=== Problem ===
Return, word for word, the lines from the line holding "Recreate this image" through the line holding "col_x = [146, 408, 620, 846]". Include both end lines and no others.

Saved entries
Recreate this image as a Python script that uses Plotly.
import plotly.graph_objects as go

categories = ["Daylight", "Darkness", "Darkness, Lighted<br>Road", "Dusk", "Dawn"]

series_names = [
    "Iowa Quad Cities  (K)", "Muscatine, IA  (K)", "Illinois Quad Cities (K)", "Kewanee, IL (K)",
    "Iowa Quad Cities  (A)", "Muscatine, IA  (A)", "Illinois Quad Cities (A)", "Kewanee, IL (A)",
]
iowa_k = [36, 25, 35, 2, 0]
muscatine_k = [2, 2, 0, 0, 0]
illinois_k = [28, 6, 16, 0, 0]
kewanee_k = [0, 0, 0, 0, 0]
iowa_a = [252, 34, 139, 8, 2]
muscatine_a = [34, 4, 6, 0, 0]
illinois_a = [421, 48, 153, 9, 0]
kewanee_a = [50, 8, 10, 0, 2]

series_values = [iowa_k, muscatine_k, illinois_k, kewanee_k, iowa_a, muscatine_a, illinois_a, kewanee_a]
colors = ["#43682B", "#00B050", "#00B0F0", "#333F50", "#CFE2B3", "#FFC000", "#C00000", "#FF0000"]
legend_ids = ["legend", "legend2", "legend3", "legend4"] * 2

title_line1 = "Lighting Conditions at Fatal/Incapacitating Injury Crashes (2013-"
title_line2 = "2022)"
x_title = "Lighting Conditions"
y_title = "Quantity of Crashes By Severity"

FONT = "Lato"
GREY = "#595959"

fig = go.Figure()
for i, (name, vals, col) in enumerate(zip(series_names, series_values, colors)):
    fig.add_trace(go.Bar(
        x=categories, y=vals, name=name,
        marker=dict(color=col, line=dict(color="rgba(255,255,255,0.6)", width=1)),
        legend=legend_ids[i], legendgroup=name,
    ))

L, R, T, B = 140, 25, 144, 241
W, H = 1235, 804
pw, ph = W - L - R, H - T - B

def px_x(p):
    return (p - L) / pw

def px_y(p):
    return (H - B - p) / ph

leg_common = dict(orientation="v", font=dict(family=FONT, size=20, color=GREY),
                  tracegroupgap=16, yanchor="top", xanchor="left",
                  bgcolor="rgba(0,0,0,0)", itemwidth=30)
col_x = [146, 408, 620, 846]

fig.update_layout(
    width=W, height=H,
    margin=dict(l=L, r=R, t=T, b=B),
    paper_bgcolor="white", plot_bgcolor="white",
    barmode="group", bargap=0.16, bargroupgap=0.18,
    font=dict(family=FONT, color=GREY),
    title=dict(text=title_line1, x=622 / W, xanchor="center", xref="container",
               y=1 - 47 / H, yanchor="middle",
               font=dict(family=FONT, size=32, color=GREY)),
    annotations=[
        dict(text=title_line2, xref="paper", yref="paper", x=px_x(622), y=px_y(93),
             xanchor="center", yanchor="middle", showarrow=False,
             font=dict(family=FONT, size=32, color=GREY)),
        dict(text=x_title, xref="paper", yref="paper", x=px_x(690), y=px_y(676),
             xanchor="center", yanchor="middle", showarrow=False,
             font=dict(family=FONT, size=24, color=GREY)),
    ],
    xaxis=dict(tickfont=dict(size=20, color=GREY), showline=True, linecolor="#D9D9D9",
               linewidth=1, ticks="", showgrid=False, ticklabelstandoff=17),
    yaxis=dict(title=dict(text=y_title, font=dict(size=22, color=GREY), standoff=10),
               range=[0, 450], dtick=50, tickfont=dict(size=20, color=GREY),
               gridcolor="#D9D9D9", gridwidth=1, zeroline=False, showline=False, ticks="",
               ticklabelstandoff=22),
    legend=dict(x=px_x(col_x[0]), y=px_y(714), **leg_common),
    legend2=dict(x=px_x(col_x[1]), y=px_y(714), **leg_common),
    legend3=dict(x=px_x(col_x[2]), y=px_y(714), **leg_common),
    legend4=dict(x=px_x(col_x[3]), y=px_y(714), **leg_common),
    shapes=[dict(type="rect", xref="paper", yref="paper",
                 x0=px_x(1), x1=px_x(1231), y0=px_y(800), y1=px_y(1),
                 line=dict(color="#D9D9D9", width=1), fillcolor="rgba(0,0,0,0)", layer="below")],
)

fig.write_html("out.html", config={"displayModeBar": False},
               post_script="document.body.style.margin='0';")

* * *

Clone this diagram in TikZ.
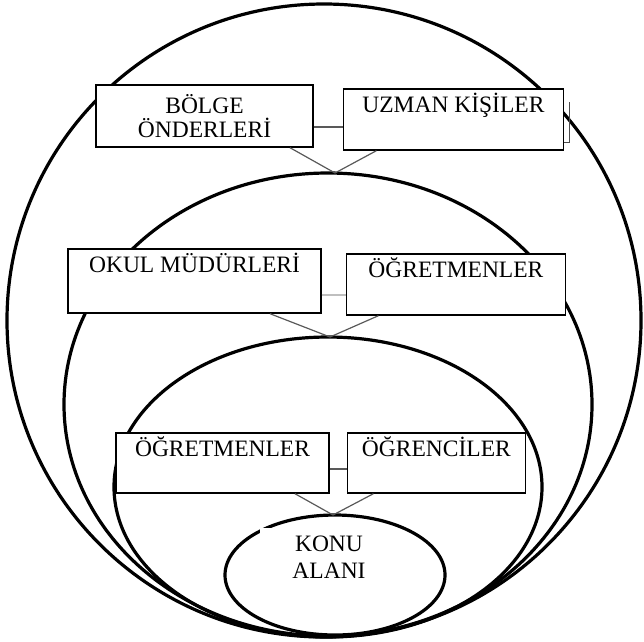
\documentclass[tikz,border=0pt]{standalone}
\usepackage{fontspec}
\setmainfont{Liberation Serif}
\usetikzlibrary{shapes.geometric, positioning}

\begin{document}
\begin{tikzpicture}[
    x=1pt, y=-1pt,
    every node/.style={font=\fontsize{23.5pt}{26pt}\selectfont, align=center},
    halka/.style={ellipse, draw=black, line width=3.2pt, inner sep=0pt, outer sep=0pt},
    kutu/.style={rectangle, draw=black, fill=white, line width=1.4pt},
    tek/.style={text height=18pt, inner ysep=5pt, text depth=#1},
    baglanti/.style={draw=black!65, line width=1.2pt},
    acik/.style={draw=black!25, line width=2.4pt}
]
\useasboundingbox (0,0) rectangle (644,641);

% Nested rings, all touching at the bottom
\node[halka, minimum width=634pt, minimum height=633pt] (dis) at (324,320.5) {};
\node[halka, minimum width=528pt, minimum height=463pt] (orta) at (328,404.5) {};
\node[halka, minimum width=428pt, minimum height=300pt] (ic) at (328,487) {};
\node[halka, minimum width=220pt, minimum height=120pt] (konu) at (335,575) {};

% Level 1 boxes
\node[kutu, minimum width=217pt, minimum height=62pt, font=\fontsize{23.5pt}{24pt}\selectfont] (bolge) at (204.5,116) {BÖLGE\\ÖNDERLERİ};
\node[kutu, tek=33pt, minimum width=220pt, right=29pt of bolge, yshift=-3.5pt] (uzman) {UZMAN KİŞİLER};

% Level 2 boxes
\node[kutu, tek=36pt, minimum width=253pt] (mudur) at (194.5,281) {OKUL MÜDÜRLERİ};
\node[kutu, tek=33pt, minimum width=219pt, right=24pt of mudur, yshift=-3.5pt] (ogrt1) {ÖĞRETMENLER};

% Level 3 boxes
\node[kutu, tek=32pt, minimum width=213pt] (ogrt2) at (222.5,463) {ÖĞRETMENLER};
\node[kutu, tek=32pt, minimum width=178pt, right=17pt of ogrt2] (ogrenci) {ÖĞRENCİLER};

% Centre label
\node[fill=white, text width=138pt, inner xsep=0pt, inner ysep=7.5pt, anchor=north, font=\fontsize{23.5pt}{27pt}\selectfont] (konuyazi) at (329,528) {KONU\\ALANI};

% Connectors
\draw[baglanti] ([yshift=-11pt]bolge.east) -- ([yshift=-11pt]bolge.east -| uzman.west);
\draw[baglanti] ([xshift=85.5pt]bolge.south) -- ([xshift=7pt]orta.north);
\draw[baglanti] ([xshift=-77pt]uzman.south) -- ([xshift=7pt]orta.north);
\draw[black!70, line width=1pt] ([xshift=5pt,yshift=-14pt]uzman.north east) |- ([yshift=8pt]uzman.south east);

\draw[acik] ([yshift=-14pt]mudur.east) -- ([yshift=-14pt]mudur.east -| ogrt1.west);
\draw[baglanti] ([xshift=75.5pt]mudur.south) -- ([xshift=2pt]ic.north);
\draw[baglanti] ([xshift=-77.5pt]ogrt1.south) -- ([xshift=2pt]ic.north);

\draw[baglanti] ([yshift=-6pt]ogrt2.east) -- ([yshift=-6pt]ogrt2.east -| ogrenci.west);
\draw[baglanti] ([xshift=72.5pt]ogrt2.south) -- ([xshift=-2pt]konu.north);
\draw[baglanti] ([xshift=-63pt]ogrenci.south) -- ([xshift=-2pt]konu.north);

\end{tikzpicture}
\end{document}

=== Answer to this problem ===
Recreate this image as a Python script that uses Plotly.
import plotly.graph_objects as go

categories = ["Daylight", "Darkness", "Darkness, Lighted<br>Road", "Dusk", "Dawn"]

series_names = [
    "Iowa Quad Cities  (K)", "Muscatine, IA  (K)", "Illinois Quad Cities (K)", "Kewanee, IL (K)",
    "Iowa Quad Cities  (A)", "Muscatine, IA  (A)", "Illinois Quad Cities (A)", "Kewanee, IL (A)",
]
iowa_k = [36, 25, 35, 2, 0]
muscatine_k = [2, 2, 0, 0, 0]
illinois_k = [28, 6, 16, 0, 0]
kewanee_k = [0, 0, 0, 0, 0]
iowa_a = [252, 34, 139, 8, 2]
muscatine_a = [34, 4, 6, 0, 0]
illinois_a = [421, 48, 153, 9, 0]
kewanee_a = [50, 8, 10, 0, 2]

series_values = [iowa_k, muscatine_k, illinois_k, kewanee_k, iowa_a, muscatine_a, illinois_a, kewanee_a]
colors = ["#43682B", "#00B050", "#00B0F0", "#333F50", "#CFE2B3", "#FFC000", "#C00000", "#FF0000"]
legend_ids = ["legend", "legend2", "legend3", "legend4"] * 2

title_line1 = "Lighting Conditions at Fatal/Incapacitating Injury Crashes (2013-"
title_line2 = "2022)"
x_title = "Lighting Conditions"
y_title = "Quantity of Crashes By Severity"

FONT = "Lato"
GREY = "#595959"

fig = go.Figure()
for i, (name, vals, col) in enumerate(zip(series_names, series_values, colors)):
    fig.add_trace(go.Bar(
        x=categories, y=vals, name=name,
        marker=dict(color=col, line=dict(color="rgba(255,255,255,0.6)", width=1)),
        legend=legend_ids[i], legendgroup=name,
    ))

L, R, T, B = 140, 25, 144, 241
W, H = 1235, 804
pw, ph = W - L - R, H - T - B

def px_x(p):
    return (p - L) / pw

def px_y(p):
    return (H - B - p) / ph

leg_common = dict(orientation="v", font=dict(family=FONT, size=20, color=GREY),
                  tracegroupgap=16, yanchor="top", xanchor="left",
                  bgcolor="rgba(0,0,0,0)", itemwidth=30)
col_x = [146, 408, 620, 846]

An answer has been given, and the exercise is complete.